▸ Written request
Set down each line of the data below exactly as it stands, dropping the pictures.

▸ Dataset extract
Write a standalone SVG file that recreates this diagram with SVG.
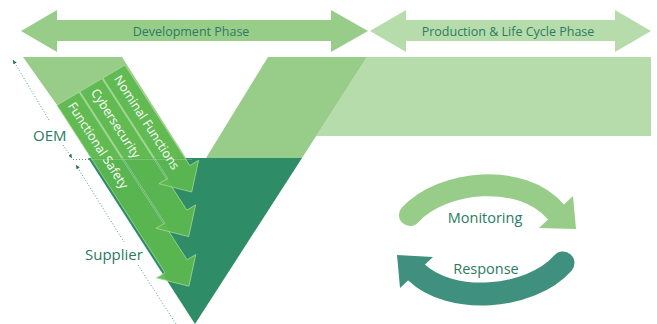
<svg xmlns="http://www.w3.org/2000/svg" width="657" height="324" viewBox="0 0 657 324">
  <style>
    .lbl { font-family: "Open Sans", "Liberation Sans", sans-serif; fill: #2B7B63; }
    .lane { fill: #5DB84E; fill-opacity: 0.92; stroke: #B4DEA8; stroke-width: 0.7; stroke-linejoin: miter; }
    .laneText { font-family: "Open Sans", "Liberation Sans", sans-serif; font-size: 12.5px; fill: #FFFFFF; }
    .dim { fill: none; stroke: #3E8E7A; stroke-width: 0.9; stroke-dasharray: 1 2; }
  </style>
  <defs>
    <marker id="dimHead" viewBox="0 0 6 6" refX="6" refY="3" markerWidth="4" markerHeight="4" markerUnits="userSpaceOnUse" orient="auto-start-reverse">
      <path d="M0,0 L6,3 L0,6 Z" fill="#2B6F5E"/>
    </marker>
  </defs>

  <!-- phase arrows -->
  <g id="development-phase">
    <path d="M21,31 L57,10 L57,20 L331,20 L331,10 L368,31 L331,52 L331,41 L57,41 L57,52 Z" fill="#98CD89"/>
    <text class="lbl" x="191" y="36" font-size="12.5" text-anchor="middle">Development Phase</text>
  </g>
  <g id="production-phase">
    <path d="M370,31 L406,10 L406,20 L615,20 L615,10 L651,31 L615,52 L615,41 L406,41 L406,52 Z" fill="#B6DCAB"/>
    <text class="lbl" x="508" y="36" font-size="12.5" text-anchor="middle">Production &amp; Life Cycle Phase</text>
  </g>

  <!-- V model -->
  <g id="v-model">
    <path d="M367,57 L651,57 L651,136 L316,136 Z" fill="#B6DCAB"/>
    <path d="M23,57 L122,57 L186,158 L91,158 L57,105 Z" fill="#98CD89"/>
    <path d="M268,57 L367,57 L302,158 L206,158 Z" fill="#98CD89"/>
    <path d="M88,158 L302,158 L195,324 Z" fill="#2E8C66"/>
  </g>

  <!-- OEM / supplier boundary -->
  <g id="boundary">
    <line class="dim" x1="73" y1="159.5" x2="91" y2="159.5"/>
  </g>

  <!-- lanes -->
  <g id="lane-functional-safety">
    <path class="lane" d="M57,105.2 L79,92.2 L187,259.7 L195.8,254.5 L188.9,286.2 L156.2,277.9 L165,272.7 Z"/>
    <text class="laneText" transform="translate(71.3,103.5) rotate(57.2)" dy="0.35em">Functional Safety</text>
  </g>
  <g id="lane-cybersecurity">
    <path class="lane" d="M80,91.6 L102,78.6 L186.8,210.1 L195.6,204.9 L188.7,236.6 L156,228.3 L164.8,223.1 Z"/>
    <text class="laneText" transform="translate(94.3,90) rotate(57.2)" dy="0.35em">Cybersecurity</text>
  </g>
  <g id="lane-nominal-functions">
    <path class="lane" d="M103,78 L125,65 L189.8,165.5 L198.6,160.3 L191.7,192 L159,183.7 L167.8,178.5 Z"/>
    <text class="laneText" transform="translate(117.3,76.5) rotate(57.2)" dy="0.35em">Nominal Functions</text>
  </g>

  <line x1="91" y1="159.5" x2="192" y2="159.5" stroke="#FFFFFF" stroke-opacity="0.25" stroke-width="0.8"/>

  <!-- OEM / supplier dimension lines -->
  <g id="dimensions">
    <path class="dim" d="M13,60 L49,120" marker-start="url(#dimHead)"/>
    <path class="dim" d="M63,145 L72,158" marker-end="url(#dimHead)"/>
    <path class="dim" d="M76,165 L124,242" marker-start="url(#dimHead)"/>
    <path class="dim" d="M138,265 L176,324"/>
  </g>
  <g id="oem-label">
    <text class="lbl" x="33" y="141" font-size="15">OEM</text>
  </g>
  <g id="supplier-label">
    <text class="lbl" x="85" y="260" font-size="15">Supplier</text>
  </g>

  <!-- monitoring / response cycle -->
  <g id="monitoring">
    <path d="M410,215 C442,180 522,172 556,212" fill="none" stroke="#98CD89" stroke-width="22" stroke-linecap="round"/>
    <path d="M573,196 L576,229 L539,228 Z" fill="#98CD89"/>
    <text class="lbl" x="485" y="223" font-size="14.5" text-anchor="middle">Monitoring</text>
  </g>
  <g id="response">
    <path d="M563,263 C530,300 450,305 416,272" fill="none" stroke="#3F907E" stroke-width="23" stroke-linecap="round"/>
    <path d="M433,257 L397,255 L400,288 Z" fill="#3F907E"/>
    <text class="lbl" x="486" y="274" font-size="14.5" text-anchor="middle">Response</text>
  </g>
</svg>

▸ Completed task
Write a standalone SVG file that recreates this diagram with SVG.
<svg xmlns="http://www.w3.org/2000/svg" width="657" height="324" viewBox="0 0 657 324">
  <style>
    .lbl { font-family: "Open Sans", "Liberation Sans", sans-serif; fill: #2B7B63; }
    .lane { fill: #5DB84E; fill-opacity: 0.92; stroke: #B4DEA8; stroke-width: 0.7; stroke-linejoin: miter; }
    .laneText { font-family: "Open Sans", "Liberation Sans", sans-serif; font-size: 12.5px; fill: #FFFFFF; }
    .dim { fill: none; stroke: #3E8E7A; stroke-width: 0.9; stroke-dasharray: 1 2; }
  </style>
  <defs>
    <marker id="dimHead" viewBox="0 0 6 6" refX="6" refY="3" markerWidth="4" markerHeight="4" markerUnits="userSpaceOnUse" orient="auto-start-reverse">
      <path d="M0,0 L6,3 L0,6 Z" fill="#2B6F5E"/>
    </marker>
  </defs>

  <!-- phase arrows -->
  <g id="development-phase">
    <path d="M21,31 L57,10 L57,20 L331,20 L331,10 L368,31 L331,52 L331,41 L57,41 L57,52 Z" fill="#98CD89"/>
    <text class="lbl" x="191" y="36" font-size="12.5" text-anchor="middle">Development Phase</text>
  </g>
  <g id="production-phase">
    <path d="M370,31 L406,10 L406,20 L615,20 L615,10 L651,31 L615,52 L615,41 L406,41 L406,52 Z" fill="#B6DCAB"/>
    <text class="lbl" x="508" y="36" font-size="12.5" text-anchor="middle">Production &amp; Life Cycle Phase</text>
  </g>

  <!-- V model -->
  <g id="v-model">
    <path d="M367,57 L651,57 L651,136 L316,136 Z" fill="#B6DCAB"/>
    <path d="M23,57 L122,57 L186,158 L91,158 L57,105 Z" fill="#98CD89"/>
    <path d="M268,57 L367,57 L302,158 L206,158 Z" fill="#98CD89"/>
    <path d="M88,158 L302,158 L195,324 Z" fill="#2E8C66"/>
  </g>

  <!-- OEM / supplier boundary -->
  <g id="boundary">
    <line class="dim" x1="73" y1="159.5" x2="91" y2="159.5"/>
  </g>

  <!-- lanes -->
  <g id="lane-functional-safety">
    <path class="lane" d="M57,105.2 L79,92.2 L187,259.7 L195.8,254.5 L188.9,286.2 L156.2,277.9 L165,272.7 Z"/>
    <text class="laneText" transform="translate(71.3,103.5) rotate(57.2)" dy="0.35em">Functional Safety</text>
  </g>
  <g id="lane-cybersecurity">
    <path class="lane" d="M80,91.6 L102,78.6 L186.8,210.1 L195.6,204.9 L188.7,236.6 L156,228.3 L164.8,223.1 Z"/>
    <text class="laneText" transform="translate(94.3,90) rotate(57.2)" dy="0.35em">Cybersecurity</text>
  </g>
  <g id="lane-nominal-functions">
    <path class="lane" d="M103,78 L125,65 L189.8,165.5 L198.6,160.3 L191.7,192 L159,183.7 L167.8,178.5 Z"/>
    <text class="laneText" transform="translate(117.3,76.5) rotate(57.2)" dy="0.35em">Nominal Functions</text>
  </g>

  <line x1="91" y1="159.5" x2="192" y2="159.5" stroke="#FFFFFF" stroke-opacity="0.25" stroke-width="0.8"/>

  <!-- OEM / supplier dimension lines -->
  <g id="dimensions">
    <path class="dim" d="M13,60 L49,120" marker-start="url(#dimHead)"/>
    <path class="dim" d="M63,145 L72,158" marker-end="url(#dimHead)"/>
    <path class="dim" d="M76,165 L124,242" marker-start="url(#dimHead)"/>
    <path class="dim" d="M138,265 L176,324"/>
  </g>
  <g id="oem-label">
    <text class="lbl" x="33" y="141" font-size="15">OEM</text>
  </g>
  <g id="supplier-label">
    <text class="lbl" x="85" y="260" font-size="15">Supplier</text>
  </g>

  <!-- monitoring / response cycle -->
  <g id="monitoring">
    <path d="M410,215 C442,180 522,172 556,212" fill="none" stroke="#98CD89" stroke-width="22" stroke-linecap="round"/>
    <path d="M573,196 L576,229 L539,228 Z" fill="#98CD89"/>
    <text class="lbl" x="485" y="223" font-size="14.5" text-anchor="middle">Monitoring</text>
  </g>
  <g id="response">
    <path d="M563,263 C530,300 450,305 416,272" fill="none" stroke="#3F907E" stroke-width="23" stroke-linecap="round"/>
    <path d="M433,257 L397,255 L400,288 Z" fill="#3F907E"/>
    <text class="lbl" x="486" y="274" font-size="14.5" text-anchor="middle">Response</text>
  </g>
</svg>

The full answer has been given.